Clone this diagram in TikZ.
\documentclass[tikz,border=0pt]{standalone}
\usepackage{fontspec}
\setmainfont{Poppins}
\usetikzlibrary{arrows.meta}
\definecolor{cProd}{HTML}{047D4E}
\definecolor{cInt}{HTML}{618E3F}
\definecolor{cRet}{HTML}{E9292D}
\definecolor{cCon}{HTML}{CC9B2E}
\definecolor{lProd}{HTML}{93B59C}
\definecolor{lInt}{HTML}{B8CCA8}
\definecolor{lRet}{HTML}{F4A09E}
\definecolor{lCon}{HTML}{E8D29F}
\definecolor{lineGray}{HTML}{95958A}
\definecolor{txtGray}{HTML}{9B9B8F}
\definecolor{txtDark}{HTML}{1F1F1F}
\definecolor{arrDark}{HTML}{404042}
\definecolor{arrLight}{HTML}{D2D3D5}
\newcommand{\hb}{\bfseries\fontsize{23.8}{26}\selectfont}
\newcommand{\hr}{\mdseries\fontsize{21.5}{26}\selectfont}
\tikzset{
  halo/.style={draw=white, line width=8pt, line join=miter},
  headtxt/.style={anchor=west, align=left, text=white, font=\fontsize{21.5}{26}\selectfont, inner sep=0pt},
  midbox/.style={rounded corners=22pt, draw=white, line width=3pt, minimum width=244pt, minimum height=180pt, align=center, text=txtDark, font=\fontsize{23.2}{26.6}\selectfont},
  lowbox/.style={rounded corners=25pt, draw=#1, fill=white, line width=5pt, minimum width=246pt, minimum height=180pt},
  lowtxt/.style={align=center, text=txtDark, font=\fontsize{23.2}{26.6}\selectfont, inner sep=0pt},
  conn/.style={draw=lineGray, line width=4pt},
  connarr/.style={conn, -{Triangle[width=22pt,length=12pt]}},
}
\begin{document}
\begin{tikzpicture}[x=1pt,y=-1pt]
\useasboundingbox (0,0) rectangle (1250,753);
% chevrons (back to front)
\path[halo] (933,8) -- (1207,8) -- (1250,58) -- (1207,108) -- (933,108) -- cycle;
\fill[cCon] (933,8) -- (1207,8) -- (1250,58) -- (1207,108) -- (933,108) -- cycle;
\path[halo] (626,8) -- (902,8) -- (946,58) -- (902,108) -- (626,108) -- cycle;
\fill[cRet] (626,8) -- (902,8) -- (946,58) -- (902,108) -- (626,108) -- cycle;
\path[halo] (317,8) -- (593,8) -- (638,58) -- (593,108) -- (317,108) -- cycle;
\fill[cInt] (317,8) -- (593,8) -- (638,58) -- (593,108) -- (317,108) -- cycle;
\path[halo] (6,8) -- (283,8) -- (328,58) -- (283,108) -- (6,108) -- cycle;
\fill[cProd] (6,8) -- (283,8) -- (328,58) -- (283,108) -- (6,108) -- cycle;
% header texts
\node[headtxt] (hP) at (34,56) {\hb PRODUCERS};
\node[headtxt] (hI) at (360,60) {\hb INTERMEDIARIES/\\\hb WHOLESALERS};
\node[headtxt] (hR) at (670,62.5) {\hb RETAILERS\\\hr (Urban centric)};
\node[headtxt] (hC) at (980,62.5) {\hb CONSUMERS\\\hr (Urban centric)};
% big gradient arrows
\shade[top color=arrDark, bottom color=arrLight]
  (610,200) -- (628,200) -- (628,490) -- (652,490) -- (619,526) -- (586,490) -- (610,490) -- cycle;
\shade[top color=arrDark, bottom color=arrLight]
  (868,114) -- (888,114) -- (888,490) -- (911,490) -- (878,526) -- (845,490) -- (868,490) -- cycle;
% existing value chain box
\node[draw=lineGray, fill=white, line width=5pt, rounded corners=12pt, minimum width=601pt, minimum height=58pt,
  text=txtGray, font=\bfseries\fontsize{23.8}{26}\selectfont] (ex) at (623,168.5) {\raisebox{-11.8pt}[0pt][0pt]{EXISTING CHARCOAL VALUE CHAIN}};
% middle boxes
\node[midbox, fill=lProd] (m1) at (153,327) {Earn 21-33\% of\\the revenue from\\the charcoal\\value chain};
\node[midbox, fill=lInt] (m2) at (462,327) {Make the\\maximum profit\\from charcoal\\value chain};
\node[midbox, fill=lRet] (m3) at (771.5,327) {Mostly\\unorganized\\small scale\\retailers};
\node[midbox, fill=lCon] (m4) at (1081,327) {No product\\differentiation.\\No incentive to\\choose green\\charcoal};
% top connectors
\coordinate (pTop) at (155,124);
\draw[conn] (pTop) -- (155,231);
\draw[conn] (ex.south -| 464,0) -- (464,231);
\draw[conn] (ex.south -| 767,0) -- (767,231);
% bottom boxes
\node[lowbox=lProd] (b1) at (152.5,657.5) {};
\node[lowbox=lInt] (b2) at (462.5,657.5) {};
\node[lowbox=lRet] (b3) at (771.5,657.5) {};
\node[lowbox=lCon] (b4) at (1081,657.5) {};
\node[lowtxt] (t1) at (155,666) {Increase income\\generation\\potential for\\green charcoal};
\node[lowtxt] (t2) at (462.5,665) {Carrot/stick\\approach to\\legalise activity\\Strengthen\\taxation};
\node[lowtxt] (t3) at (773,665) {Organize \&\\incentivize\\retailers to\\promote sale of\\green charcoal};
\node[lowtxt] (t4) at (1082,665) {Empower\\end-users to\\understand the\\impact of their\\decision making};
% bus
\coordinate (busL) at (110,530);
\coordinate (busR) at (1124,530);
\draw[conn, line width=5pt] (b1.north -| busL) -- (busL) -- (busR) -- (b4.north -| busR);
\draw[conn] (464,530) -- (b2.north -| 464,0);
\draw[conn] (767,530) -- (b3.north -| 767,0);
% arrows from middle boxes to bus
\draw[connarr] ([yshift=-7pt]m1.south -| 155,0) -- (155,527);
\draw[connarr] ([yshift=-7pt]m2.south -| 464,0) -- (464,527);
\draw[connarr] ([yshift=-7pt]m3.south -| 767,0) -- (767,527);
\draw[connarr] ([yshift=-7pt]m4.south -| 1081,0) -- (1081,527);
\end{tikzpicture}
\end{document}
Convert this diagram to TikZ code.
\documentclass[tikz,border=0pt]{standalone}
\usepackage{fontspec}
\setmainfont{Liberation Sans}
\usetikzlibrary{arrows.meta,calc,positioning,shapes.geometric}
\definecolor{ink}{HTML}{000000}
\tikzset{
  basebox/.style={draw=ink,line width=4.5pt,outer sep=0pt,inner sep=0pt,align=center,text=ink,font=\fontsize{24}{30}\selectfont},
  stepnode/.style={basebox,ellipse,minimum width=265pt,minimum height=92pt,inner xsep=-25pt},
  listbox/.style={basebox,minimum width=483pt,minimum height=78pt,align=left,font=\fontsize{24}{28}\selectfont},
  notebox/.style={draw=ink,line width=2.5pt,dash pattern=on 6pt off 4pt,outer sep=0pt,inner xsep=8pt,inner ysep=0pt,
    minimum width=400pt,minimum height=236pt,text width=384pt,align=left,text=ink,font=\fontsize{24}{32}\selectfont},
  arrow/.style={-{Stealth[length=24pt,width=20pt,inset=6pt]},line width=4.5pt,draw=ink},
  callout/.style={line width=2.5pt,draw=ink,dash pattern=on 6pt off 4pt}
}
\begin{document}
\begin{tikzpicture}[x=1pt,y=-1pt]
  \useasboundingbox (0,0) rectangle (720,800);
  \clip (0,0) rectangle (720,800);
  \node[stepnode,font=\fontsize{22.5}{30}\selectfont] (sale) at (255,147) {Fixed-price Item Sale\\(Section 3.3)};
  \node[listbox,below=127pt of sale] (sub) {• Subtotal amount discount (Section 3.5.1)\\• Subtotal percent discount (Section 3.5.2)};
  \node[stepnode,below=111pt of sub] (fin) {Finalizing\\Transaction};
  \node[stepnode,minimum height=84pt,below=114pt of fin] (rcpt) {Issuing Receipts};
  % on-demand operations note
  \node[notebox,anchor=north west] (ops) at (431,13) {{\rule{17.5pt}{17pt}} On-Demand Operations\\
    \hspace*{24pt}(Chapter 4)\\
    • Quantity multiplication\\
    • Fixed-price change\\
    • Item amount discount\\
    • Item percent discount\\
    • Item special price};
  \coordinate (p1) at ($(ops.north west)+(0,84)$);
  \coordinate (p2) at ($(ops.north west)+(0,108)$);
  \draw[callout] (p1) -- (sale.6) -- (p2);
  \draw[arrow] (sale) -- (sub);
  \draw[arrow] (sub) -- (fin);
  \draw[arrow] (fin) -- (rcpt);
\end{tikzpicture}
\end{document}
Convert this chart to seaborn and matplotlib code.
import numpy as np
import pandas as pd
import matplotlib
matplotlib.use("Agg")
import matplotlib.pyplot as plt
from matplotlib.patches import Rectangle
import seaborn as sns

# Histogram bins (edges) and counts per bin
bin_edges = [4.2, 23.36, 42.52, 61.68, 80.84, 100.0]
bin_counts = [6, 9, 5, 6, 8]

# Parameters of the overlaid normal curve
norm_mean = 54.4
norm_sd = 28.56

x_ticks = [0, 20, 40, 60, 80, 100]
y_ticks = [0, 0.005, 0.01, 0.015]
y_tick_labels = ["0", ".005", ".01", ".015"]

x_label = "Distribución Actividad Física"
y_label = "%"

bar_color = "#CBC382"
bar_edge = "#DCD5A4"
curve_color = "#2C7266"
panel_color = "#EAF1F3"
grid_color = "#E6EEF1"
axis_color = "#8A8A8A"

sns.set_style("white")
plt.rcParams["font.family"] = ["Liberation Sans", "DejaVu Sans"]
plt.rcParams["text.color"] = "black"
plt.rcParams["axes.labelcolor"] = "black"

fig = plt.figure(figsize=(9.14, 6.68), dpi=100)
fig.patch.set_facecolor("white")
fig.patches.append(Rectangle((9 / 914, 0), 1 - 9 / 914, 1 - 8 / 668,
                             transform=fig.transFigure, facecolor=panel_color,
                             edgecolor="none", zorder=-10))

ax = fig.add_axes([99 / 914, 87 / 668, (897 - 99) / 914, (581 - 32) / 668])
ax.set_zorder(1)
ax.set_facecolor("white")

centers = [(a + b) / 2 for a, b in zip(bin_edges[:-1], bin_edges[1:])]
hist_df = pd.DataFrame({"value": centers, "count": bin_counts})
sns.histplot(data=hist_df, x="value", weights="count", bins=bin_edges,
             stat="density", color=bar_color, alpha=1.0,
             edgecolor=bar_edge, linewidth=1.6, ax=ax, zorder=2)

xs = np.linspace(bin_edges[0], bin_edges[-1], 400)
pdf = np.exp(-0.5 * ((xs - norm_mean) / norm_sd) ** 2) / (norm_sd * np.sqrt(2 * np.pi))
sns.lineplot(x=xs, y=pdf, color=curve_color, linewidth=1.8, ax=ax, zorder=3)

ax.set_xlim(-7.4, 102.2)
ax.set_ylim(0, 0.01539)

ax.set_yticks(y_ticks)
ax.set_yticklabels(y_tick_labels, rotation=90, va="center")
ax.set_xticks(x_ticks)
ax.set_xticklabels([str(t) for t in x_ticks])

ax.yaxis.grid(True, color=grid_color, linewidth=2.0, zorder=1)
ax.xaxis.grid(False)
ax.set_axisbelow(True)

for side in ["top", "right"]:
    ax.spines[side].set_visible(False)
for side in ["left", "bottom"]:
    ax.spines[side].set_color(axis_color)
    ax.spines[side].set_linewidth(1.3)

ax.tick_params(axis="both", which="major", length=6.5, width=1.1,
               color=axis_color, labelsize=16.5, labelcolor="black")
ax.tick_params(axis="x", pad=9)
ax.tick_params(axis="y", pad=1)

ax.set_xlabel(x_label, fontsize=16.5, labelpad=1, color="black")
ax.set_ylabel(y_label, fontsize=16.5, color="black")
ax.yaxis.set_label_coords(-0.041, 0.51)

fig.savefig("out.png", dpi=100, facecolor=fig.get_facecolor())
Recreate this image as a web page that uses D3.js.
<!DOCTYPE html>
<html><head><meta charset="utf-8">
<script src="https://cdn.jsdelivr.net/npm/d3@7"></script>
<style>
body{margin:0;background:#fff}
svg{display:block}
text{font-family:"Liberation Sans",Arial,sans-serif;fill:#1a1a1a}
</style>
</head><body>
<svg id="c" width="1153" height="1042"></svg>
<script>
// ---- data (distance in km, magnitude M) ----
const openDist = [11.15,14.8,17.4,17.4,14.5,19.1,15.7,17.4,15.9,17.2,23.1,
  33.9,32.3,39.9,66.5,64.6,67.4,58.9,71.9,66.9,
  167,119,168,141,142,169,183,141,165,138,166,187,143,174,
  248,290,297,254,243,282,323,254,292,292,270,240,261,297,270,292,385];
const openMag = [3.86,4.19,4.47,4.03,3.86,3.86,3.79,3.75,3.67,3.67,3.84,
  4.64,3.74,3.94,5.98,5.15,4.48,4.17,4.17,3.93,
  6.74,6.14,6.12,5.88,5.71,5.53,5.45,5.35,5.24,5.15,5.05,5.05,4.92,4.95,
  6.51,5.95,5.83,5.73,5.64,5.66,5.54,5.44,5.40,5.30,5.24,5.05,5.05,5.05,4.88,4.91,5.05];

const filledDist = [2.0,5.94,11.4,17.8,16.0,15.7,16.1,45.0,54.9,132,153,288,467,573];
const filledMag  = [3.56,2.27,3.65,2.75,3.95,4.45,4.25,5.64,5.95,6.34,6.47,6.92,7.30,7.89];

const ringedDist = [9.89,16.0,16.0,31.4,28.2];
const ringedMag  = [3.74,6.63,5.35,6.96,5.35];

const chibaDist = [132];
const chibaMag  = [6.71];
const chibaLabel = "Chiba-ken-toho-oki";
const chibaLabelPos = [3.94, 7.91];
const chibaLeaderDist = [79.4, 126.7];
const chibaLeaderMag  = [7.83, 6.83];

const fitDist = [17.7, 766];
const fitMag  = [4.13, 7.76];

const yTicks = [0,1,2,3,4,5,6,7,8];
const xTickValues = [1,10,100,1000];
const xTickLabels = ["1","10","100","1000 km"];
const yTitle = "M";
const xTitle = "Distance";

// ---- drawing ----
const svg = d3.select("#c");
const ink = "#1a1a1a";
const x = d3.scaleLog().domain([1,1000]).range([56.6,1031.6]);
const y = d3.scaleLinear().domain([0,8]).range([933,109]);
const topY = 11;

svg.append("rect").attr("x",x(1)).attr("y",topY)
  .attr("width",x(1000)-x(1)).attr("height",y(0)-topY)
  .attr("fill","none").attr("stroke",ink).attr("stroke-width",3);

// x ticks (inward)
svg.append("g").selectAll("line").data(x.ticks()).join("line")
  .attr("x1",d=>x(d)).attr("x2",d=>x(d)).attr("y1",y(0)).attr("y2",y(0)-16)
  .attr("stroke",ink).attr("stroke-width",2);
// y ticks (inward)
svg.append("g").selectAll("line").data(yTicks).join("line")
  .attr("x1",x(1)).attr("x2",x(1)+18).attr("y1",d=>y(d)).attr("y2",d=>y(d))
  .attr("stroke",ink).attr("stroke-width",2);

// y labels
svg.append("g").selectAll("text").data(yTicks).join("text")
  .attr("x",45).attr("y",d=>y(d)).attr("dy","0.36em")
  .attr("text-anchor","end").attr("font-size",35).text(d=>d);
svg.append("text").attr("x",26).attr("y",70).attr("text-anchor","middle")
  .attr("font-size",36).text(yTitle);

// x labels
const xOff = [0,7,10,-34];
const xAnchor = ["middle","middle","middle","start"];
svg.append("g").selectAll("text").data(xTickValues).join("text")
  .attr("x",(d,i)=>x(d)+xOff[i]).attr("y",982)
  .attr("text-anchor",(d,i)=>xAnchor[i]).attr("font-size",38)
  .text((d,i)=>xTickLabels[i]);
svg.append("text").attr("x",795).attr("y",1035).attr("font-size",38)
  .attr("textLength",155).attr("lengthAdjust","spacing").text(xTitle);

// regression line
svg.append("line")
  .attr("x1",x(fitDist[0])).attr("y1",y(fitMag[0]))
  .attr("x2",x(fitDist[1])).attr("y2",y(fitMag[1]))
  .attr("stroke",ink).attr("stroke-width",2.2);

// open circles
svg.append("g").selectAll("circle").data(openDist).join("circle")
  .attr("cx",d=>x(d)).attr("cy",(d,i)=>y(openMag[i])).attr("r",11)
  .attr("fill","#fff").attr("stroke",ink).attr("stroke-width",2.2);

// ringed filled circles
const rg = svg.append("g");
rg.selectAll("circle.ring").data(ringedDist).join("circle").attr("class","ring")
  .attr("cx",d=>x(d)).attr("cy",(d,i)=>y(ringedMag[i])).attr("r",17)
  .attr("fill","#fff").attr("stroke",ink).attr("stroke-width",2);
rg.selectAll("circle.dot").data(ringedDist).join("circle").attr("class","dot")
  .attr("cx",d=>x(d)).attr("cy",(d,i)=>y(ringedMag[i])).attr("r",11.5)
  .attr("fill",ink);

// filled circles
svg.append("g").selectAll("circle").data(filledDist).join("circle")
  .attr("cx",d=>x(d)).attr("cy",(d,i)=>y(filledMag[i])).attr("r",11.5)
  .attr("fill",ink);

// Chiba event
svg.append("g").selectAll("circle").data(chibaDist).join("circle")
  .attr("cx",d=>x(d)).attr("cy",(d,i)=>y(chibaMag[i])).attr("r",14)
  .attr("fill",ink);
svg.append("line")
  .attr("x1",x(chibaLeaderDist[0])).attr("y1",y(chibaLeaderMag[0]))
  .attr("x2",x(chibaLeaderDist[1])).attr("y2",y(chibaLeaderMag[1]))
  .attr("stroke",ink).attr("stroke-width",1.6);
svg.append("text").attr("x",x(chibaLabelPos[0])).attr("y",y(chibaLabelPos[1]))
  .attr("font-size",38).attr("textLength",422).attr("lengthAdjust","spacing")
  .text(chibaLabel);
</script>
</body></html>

Instruction. Work out how many lines above have the string "code" in them, and give only the number.

Finished task. 2